* BEGIN Exercise input *

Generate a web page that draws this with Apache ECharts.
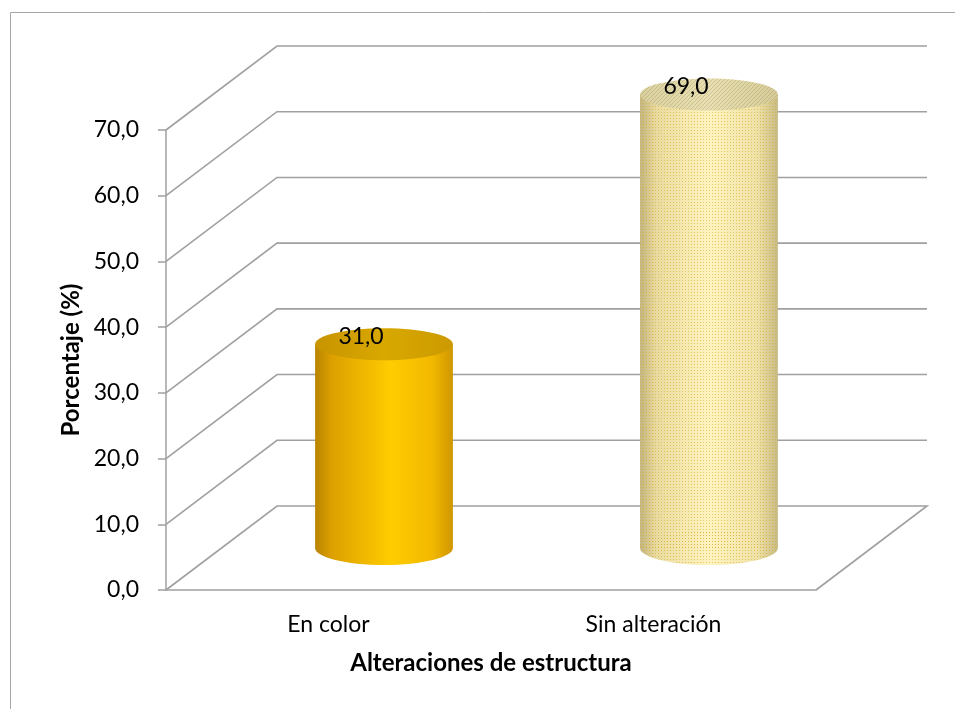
<!DOCTYPE html>
<html>
<head>
<meta charset="utf-8">
<title>Alteraciones de estructura</title>
<script src="https://cdn.jsdelivr.net/npm/echarts@6/dist/echarts.min.js"></script>
<style>
  html, body { margin: 0; padding: 0; background: #fff; }
  #demo { width: 955px; height: 709px; }
</style>
</head>
<body>
<div id="demo"></div>
<script>
var categories = ['En color', 'Sin alteración'];
var values = [31.0, 69.0];
var yTicks = [0, 10, 20, 30, 40, 50, 60, 70];

// profundidad del "3D" (desplazamiento de la pared del fondo)
var DX = 111, DY = -84;
var gridColor = '#a0a0a0';

// textura de puntos para la segunda columna
function dotPattern() {
    var c = document.createElement('canvas');
    c.width = 3; c.height = 3;
    var ctx = c.getContext('2d');
    ctx.fillStyle = 'rgba(215,170,40,0.6)';
    ctx.fillRect(1, 1, 1, 1);
    return c;
}
function hatchPattern() {
    var c = document.createElement('canvas');
    c.width = 4; c.height = 4;
    var ctx = c.getContext('2d');
    ctx.fillStyle = 'rgba(150,130,60,0.3)';
    ctx.fillRect(0, 3, 1, 1);
    ctx.fillRect(1, 2, 1, 1);
    ctx.fillRect(2, 1, 1, 1);
    ctx.fillRect(3, 0, 1, 1);
    return c;
}

function hGrad(stops) {
    return new echarts.graphic.LinearGradient(0, 0, 1, 0, stops.map(function (s) {
        return { offset: s[0], color: s[1] };
    }));
}

var barStyles = [
    {
        body: hGrad([[0, '#b88400'], [0.12, '#dda000'], [0.55, '#ffcc00'], [0.85, '#f2b800'], [1, '#cf9600']]),
        top: hGrad([[0, '#c89400'], [0.5, '#d8a800'], [1, '#cc9a00']]),
        pattern: null
    },
    {
        body: hGrad([[0, '#c2b480'], [0.12, '#eadca0'], [0.5, '#fff4c0'], [0.85, '#efe2a8'], [1, '#c8ba84']]),
        top: hGrad([[0, '#dad0a0'], [0.5, '#e8e0b4'], [1, '#d6cc9a']]),
        pattern: true
    }
];
var dots = dotPattern();
var hatch = hatchPattern();

var myChart = echarts.init(document.getElementById('demo'));

var option = {
    animation: false,
    backgroundColor: '#ffffff',
    textStyle: { fontFamily: 'Lato, "Open Sans", sans-serif', color: '#000' },
    graphic: [{
        type: 'rect',
        shape: { x: 10.5, y: 12.5, width: 1000, height: 800 },
        style: { fill: 'none', stroke: '#a6a6a6', lineWidth: 1 },
        silent: true
    }],
    grid: { left: 166, right: 139, top: 130, bottom: 119 },
    xAxis: {
        type: 'category',
        data: categories,
        name: 'Alteraciones de estructura',
        nameLocation: 'middle',
        nameGap: 61,
        nameTextStyle: { fontSize: 24, fontWeight: 'bold', color: '#000', fontFamily: 'Lato' },
        axisLine: { lineStyle: { color: gridColor, width: 1.5 } },
        axisTick: { length: 7, lineStyle: { color: gridColor, width: 1.5 } },
        axisLabel: { fontSize: 23, color: '#000', margin: 23, fontFamily: 'Lato' }
    },
    yAxis: {
        type: 'value',
        min: 0,
        max: 70,
        interval: 10,
        name: 'Porcentaje (%)',
        nameLocation: 'middle',
        nameRotate: 90,
        nameGap: 82,
        nameTextStyle: { fontSize: 24, fontWeight: 'bold', color: '#000', fontFamily: 'Lato' },
        axisLine: { show: true, lineStyle: { color: gridColor, width: 1.5 } },
        axisTick: { show: true, length: 8, lineStyle: { color: gridColor, width: 1.5 } },
        axisLabel: {
            fontSize: 23, color: '#000', margin: 27, fontFamily: 'Lato',
            formatter: function (v) { return v.toFixed(1).replace('.', ','); }
        },
        splitLine: { show: false }
    },
    series: [
        {
            // pared lateral, pared del fondo y piso
            type: 'custom',
            z: 1,
            silent: true,
            data: yTicks.map(function (v) { return [0, v]; }),
            renderItem: function (params, api) {
                var v = api.value(1);
                var cs = params.coordSys;
                var y = api.coord([0, v])[1];
                var left = cs.x, right = cs.x + cs.width;
                var pts = [[left, y], [left + DX, y + DY], [right + DX, y + DY]];
                if (v === 0) pts.push([right, y]);
                return {
                    type: 'polyline',
                    shape: { points: pts },
                    style: { stroke: gridColor, lineWidth: 1.6, fill: 'none' }
                };
            }
        },
        {
            // columnas cilíndricas
            type: 'custom',
            z: 3,
            data: values.map(function (v, i) { return [i, v]; }),
            renderItem: function (params, api) {
                var i = api.value(0);
                var v = api.value(1);
                var top = api.coord([i, v]);
                var base = api.coord([i, 0]);
                var band = api.size([1, 0])[0];
                var rx = band * 0.212;
                var ry = 16;
                var cx = top[0] + DX / 2;
                var yTop = top[1] + DY / 2;
                var yBot = base[1] + DY / 2;
                var st = barStyles[i];
                var children = [
                    { type: 'ellipse', shape: { cx: cx, cy: yBot, rx: rx, ry: ry + 1 }, style: { fill: st.body } },
                    { type: 'rect', shape: { x: cx - rx, y: yTop, width: rx * 2, height: yBot - yTop }, style: { fill: st.body } }
                ];
                if (st.pattern) {
                    children.push(
                        { type: 'ellipse', shape: { cx: cx, cy: yBot, rx: rx, ry: ry + 1 }, style: { fill: { image: dots, repeat: 'repeat' } } },
                        { type: 'rect', shape: { x: cx - rx, y: yTop, width: rx * 2, height: yBot - yTop }, style: { fill: { image: dots, repeat: 'repeat' } } }
                    );
                }
                children.push({ type: 'ellipse', shape: { cx: cx, cy: yTop, rx: rx, ry: ry }, style: { fill: st.top } });
                if (st.pattern) {
                    children.push({ type: 'ellipse', shape: { cx: cx, cy: yTop, rx: rx, ry: ry }, style: { fill: { image: hatch, repeat: 'repeat' } } });
                }
                children.push({
                    type: 'text',
                    style: {
                        x: cx - 23, y: yTop - 8,
                        text: v.toFixed(1).replace('.', ','),
                        fill: '#000',
                        font: '23px Lato',
                        align: 'center',
                        verticalAlign: 'middle'
                    }
                });
                return { type: 'group', children: children };
            }
        }
    ]
};
myChart.setOption(option);
</script>
</body>
</html>
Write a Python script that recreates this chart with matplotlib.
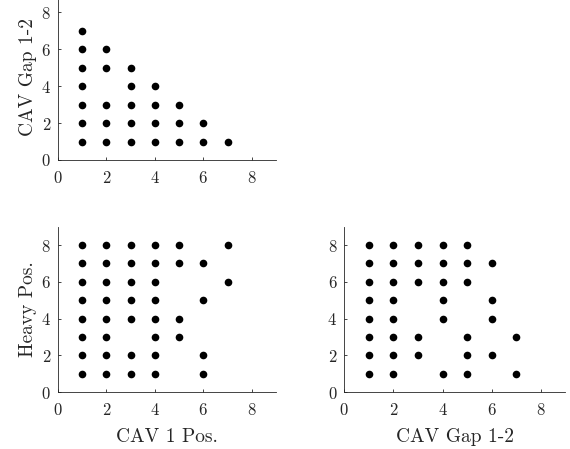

* END Exercise input *

* **Set problem**: Copy all the data exactly as written, but skip any picture.

* **Completed exercise**:
Generate a web page that draws this with Apache ECharts.
<!DOCTYPE html>
<html>
<head>
<meta charset="utf-8">
<title>Alteraciones de estructura</title>
<script src="https://cdn.jsdelivr.net/npm/echarts@6/dist/echarts.min.js"></script>
<style>
  html, body { margin: 0; padding: 0; background: #fff; }
  #demo { width: 955px; height: 709px; }
</style>
</head>
<body>
<div id="demo"></div>
<script>
var categories = ['En color', 'Sin alteración'];
var values = [31.0, 69.0];
var yTicks = [0, 10, 20, 30, 40, 50, 60, 70];

// profundidad del "3D" (desplazamiento de la pared del fondo)
var DX = 111, DY = -84;
var gridColor = '#a0a0a0';

// textura de puntos para la segunda columna
function dotPattern() {
    var c = document.createElement('canvas');
    c.width = 3; c.height = 3;
    var ctx = c.getContext('2d');
    ctx.fillStyle = 'rgba(215,170,40,0.6)';
    ctx.fillRect(1, 1, 1, 1);
    return c;
}
function hatchPattern() {
    var c = document.createElement('canvas');
    c.width = 4; c.height = 4;
    var ctx = c.getContext('2d');
    ctx.fillStyle = 'rgba(150,130,60,0.3)';
    ctx.fillRect(0, 3, 1, 1);
    ctx.fillRect(1, 2, 1, 1);
    ctx.fillRect(2, 1, 1, 1);
    ctx.fillRect(3, 0, 1, 1);
    return c;
}

function hGrad(stops) {
    return new echarts.graphic.LinearGradient(0, 0, 1, 0, stops.map(function (s) {
        return { offset: s[0], color: s[1] };
    }));
}

var barStyles = [
    {
        body: hGrad([[0, '#b88400'], [0.12, '#dda000'], [0.55, '#ffcc00'], [0.85, '#f2b800'], [1, '#cf9600']]),
        top: hGrad([[0, '#c89400'], [0.5, '#d8a800'], [1, '#cc9a00']]),
        pattern: null
    },
    {
        body: hGrad([[0, '#c2b480'], [0.12, '#eadca0'], [0.5, '#fff4c0'], [0.85, '#efe2a8'], [1, '#c8ba84']]),
        top: hGrad([[0, '#dad0a0'], [0.5, '#e8e0b4'], [1, '#d6cc9a']]),
        pattern: true
    }
];
var dots = dotPattern();
var hatch = hatchPattern();

var myChart = echarts.init(document.getElementById('demo'));

var option = {
    animation: false,
    backgroundColor: '#ffffff',
    textStyle: { fontFamily: 'Lato, "Open Sans", sans-serif', color: '#000' },
    graphic: [{
        type: 'rect',
        shape: { x: 10.5, y: 12.5, width: 1000, height: 800 },
        style: { fill: 'none', stroke: '#a6a6a6', lineWidth: 1 },
        silent: true
    }],
    grid: { left: 166, right: 139, top: 130, bottom: 119 },
    xAxis: {
        type: 'category',
        data: categories,
        name: 'Alteraciones de estructura',
        nameLocation: 'middle',
        nameGap: 61,
        nameTextStyle: { fontSize: 24, fontWeight: 'bold', color: '#000', fontFamily: 'Lato' },
        axisLine: { lineStyle: { color: gridColor, width: 1.5 } },
        axisTick: { length: 7, lineStyle: { color: gridColor, width: 1.5 } },
        axisLabel: { fontSize: 23, color: '#000', margin: 23, fontFamily: 'Lato' }
    },
    yAxis: {
        type: 'value',
        min: 0,
        max: 70,
        interval: 10,
        name: 'Porcentaje (%)',
        nameLocation: 'middle',
        nameRotate: 90,
        nameGap: 82,
        nameTextStyle: { fontSize: 24, fontWeight: 'bold', color: '#000', fontFamily: 'Lato' },
        axisLine: { show: true, lineStyle: { color: gridColor, width: 1.5 } },
        axisTick: { show: true, length: 8, lineStyle: { color: gridColor, width: 1.5 } },
        axisLabel: {
            fontSize: 23, color: '#000', margin: 27, fontFamily: 'Lato',
            formatter: function (v) { return v.toFixed(1).replace('.', ','); }
        },
        splitLine: { show: false }
    },
    series: [
        {
            // pared lateral, pared del fondo y piso
            type: 'custom',
            z: 1,
            silent: true,
            data: yTicks.map(function (v) { return [0, v]; }),
            renderItem: function (params, api) {
                var v = api.value(1);
                var cs = params.coordSys;
                var y = api.coord([0, v])[1];
                var left = cs.x, right = cs.x + cs.width;
                var pts = [[left, y], [left + DX, y + DY], [right + DX, y + DY]];
                if (v === 0) pts.push([right, y]);
                return {
                    type: 'polyline',
                    shape: { points: pts },
                    style: { stroke: gridColor, lineWidth: 1.6, fill: 'none' }
                };
            }
        },
        {
            // columnas cilíndricas
            type: 'custom',
            z: 3,
            data: values.map(function (v, i) { return [i, v]; }),
            renderItem: function (params, api) {
                var i = api.value(0);
                var v = api.value(1);
                var top = api.coord([i, v]);
                var base = api.coord([i, 0]);
                var band = api.size([1, 0])[0];
                var rx = band * 0.212;
                var ry = 16;
                var cx = top[0] + DX / 2;
                var yTop = top[1] + DY / 2;
                var yBot = base[1] + DY / 2;
                var st = barStyles[i];
                var children = [
                    { type: 'ellipse', shape: { cx: cx, cy: yBot, rx: rx, ry: ry + 1 }, style: { fill: st.body } },
                    { type: 'rect', shape: { x: cx - rx, y: yTop, width: rx * 2, height: yBot - yTop }, style: { fill: st.body } }
                ];
                if (st.pattern) {
                    children.push(
                        { type: 'ellipse', shape: { cx: cx, cy: yBot, rx: rx, ry: ry + 1 }, style: { fill: { image: dots, repeat: 'repeat' } } },
                        { type: 'rect', shape: { x: cx - rx, y: yTop, width: rx * 2, height: yBot - yTop }, style: { fill: { image: dots, repeat: 'repeat' } } }
                    );
                }
                children.push({ type: 'ellipse', shape: { cx: cx, cy: yTop, rx: rx, ry: ry }, style: { fill: st.top } });
                if (st.pattern) {
                    children.push({ type: 'ellipse', shape: { cx: cx, cy: yTop, rx: rx, ry: ry }, style: { fill: { image: hatch, repeat: 'repeat' } } });
                }
                children.push({
                    type: 'text',
                    style: {
                        x: cx - 23, y: yTop - 8,
                        text: v.toFixed(1).replace('.', ','),
                        fill: '#000',
                        font: '23px Lato',
                        align: 'center',
                        verticalAlign: 'middle'
                    }
                });
                return { type: 'group', children: children };
            }
        }
    ]
};
myChart.setOption(option);
</script>
</body>
</html>
Write a Python script that recreates this chart with matplotlib.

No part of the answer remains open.